- Objective: Data follows below. Repeat exactly the lines between the line holding "Emit a component" and the line holding "const shownLabels = ['2005 12', '2006 12'];", inclusive, and nothing more; drop pictures.

++++++++++

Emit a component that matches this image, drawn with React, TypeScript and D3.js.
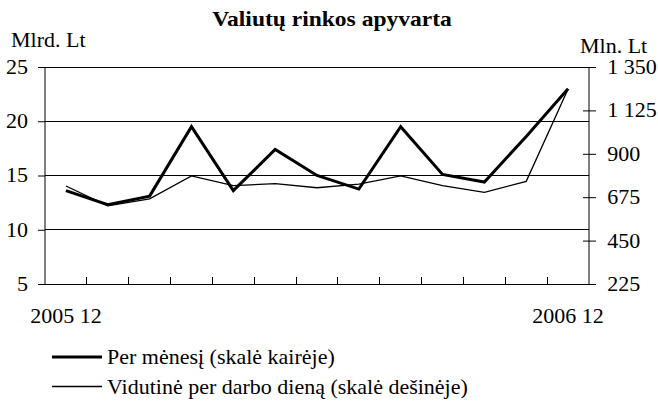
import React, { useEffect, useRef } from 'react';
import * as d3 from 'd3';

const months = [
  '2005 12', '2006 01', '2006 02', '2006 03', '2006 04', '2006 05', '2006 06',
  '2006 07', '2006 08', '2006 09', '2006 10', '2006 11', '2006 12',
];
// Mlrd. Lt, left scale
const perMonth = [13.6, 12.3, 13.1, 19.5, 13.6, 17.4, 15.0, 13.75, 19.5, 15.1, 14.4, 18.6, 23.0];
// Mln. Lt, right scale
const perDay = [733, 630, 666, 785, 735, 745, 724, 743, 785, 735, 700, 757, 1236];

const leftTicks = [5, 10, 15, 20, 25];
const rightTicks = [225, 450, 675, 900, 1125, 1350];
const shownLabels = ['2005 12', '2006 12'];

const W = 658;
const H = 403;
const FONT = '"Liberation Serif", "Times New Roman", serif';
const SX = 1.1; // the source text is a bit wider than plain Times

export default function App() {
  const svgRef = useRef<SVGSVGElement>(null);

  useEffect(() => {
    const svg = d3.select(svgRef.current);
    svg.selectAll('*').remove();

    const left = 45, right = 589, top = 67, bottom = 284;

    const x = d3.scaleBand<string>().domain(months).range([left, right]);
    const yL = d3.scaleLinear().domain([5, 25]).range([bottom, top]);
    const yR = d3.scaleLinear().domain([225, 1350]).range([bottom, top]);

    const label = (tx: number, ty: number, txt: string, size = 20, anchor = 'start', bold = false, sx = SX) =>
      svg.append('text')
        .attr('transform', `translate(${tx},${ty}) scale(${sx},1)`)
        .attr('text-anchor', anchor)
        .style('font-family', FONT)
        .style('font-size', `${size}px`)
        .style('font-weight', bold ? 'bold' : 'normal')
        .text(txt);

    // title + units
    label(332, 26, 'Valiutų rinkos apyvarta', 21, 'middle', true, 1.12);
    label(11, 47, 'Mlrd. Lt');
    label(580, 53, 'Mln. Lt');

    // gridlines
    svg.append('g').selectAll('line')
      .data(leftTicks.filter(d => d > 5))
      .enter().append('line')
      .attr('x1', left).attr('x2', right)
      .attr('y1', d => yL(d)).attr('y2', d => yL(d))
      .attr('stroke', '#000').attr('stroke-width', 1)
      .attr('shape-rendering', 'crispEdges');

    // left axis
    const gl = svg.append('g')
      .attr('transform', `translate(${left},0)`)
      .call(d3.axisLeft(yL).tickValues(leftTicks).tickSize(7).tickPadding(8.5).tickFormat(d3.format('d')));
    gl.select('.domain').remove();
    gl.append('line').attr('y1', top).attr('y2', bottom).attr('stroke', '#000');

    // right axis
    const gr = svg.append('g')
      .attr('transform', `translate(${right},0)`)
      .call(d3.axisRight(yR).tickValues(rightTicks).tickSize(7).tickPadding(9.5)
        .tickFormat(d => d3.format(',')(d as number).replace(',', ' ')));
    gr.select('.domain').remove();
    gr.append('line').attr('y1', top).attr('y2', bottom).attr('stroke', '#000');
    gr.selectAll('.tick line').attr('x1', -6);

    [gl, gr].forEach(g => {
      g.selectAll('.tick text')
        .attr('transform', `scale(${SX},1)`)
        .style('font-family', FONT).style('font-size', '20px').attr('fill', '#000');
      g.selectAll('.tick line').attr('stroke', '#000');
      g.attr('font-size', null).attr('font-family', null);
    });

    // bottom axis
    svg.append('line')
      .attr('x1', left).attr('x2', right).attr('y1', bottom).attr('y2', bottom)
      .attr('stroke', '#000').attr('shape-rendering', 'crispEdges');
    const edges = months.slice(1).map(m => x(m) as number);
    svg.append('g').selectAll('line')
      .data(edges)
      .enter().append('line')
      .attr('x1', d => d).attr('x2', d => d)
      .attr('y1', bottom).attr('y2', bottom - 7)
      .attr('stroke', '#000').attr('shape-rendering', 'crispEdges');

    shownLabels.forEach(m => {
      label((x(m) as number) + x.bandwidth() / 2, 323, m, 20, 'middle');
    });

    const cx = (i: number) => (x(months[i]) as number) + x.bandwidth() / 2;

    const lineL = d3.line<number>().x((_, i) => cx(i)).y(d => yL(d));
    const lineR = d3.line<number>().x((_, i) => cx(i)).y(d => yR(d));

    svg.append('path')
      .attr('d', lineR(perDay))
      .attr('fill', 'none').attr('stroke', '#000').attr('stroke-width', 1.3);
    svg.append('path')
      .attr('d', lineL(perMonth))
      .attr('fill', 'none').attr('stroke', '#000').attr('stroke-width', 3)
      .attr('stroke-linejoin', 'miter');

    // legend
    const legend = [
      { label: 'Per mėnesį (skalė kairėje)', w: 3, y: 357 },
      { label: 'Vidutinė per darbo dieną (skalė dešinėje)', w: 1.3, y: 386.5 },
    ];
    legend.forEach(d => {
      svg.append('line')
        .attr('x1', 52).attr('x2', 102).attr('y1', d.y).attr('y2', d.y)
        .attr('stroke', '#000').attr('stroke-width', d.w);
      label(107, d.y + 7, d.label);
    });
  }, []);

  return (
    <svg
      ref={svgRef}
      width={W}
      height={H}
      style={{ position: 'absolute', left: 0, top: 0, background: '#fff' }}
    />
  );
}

++++++++++

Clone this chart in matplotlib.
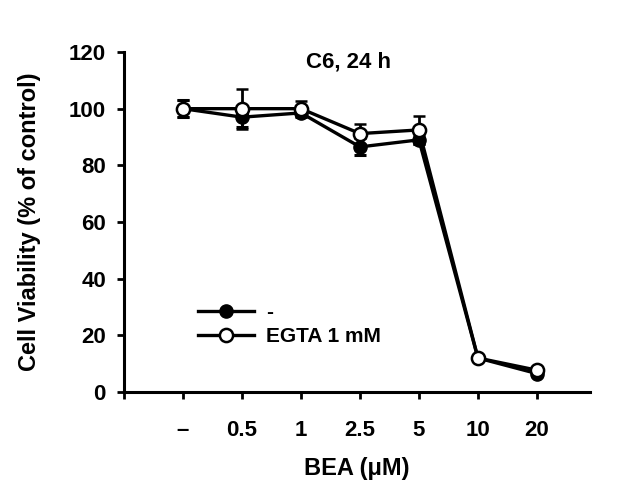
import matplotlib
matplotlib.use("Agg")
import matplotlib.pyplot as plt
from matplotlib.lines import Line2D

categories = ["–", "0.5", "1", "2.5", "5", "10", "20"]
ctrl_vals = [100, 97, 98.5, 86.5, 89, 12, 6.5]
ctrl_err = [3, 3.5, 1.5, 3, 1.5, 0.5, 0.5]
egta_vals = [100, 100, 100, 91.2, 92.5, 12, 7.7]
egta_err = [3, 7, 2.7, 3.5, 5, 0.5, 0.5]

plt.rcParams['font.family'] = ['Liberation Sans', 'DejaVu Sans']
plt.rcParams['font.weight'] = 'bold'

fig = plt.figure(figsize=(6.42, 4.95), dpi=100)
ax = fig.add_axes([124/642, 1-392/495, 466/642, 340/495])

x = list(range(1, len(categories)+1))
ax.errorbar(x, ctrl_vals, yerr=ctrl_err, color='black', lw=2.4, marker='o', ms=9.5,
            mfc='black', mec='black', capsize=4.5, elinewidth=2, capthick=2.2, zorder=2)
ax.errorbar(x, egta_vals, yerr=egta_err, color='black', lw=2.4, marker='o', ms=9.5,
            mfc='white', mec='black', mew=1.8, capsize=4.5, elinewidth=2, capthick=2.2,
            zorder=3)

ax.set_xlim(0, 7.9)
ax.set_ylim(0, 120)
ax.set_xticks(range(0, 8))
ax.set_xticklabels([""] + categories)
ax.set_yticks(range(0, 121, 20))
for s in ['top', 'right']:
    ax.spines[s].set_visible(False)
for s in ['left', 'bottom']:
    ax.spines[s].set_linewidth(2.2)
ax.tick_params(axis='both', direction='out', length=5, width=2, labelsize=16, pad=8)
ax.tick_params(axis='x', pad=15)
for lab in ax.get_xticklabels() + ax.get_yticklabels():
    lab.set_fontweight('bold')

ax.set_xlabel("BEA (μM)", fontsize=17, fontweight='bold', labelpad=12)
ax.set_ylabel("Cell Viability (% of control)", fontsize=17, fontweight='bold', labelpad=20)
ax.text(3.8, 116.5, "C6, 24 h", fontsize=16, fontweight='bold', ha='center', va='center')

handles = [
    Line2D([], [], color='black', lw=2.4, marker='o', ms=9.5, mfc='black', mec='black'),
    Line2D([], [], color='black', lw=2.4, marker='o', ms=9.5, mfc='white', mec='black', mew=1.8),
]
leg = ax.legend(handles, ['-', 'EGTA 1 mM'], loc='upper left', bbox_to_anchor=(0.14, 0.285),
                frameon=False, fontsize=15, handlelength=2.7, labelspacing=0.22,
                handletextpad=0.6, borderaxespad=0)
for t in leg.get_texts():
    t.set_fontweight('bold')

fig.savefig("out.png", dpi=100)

++++++++++

- Exercise result:
Emit a component that matches this image, drawn with React, TypeScript and D3.js.
import React, { useEffect, useRef } from 'react';
import * as d3 from 'd3';

const months = [
  '2005 12', '2006 01', '2006 02', '2006 03', '2006 04', '2006 05', '2006 06',
  '2006 07', '2006 08', '2006 09', '2006 10', '2006 11', '2006 12',
];
// Mlrd. Lt, left scale
const perMonth = [13.6, 12.3, 13.1, 19.5, 13.6, 17.4, 15.0, 13.75, 19.5, 15.1, 14.4, 18.6, 23.0];
// Mln. Lt, right scale
const perDay = [733, 630, 666, 785, 735, 745, 724, 743, 785, 735, 700, 757, 1236];

const leftTicks = [5, 10, 15, 20, 25];
const rightTicks = [225, 450, 675, 900, 1125, 1350];
const shownLabels = ['2005 12', '2006 12'];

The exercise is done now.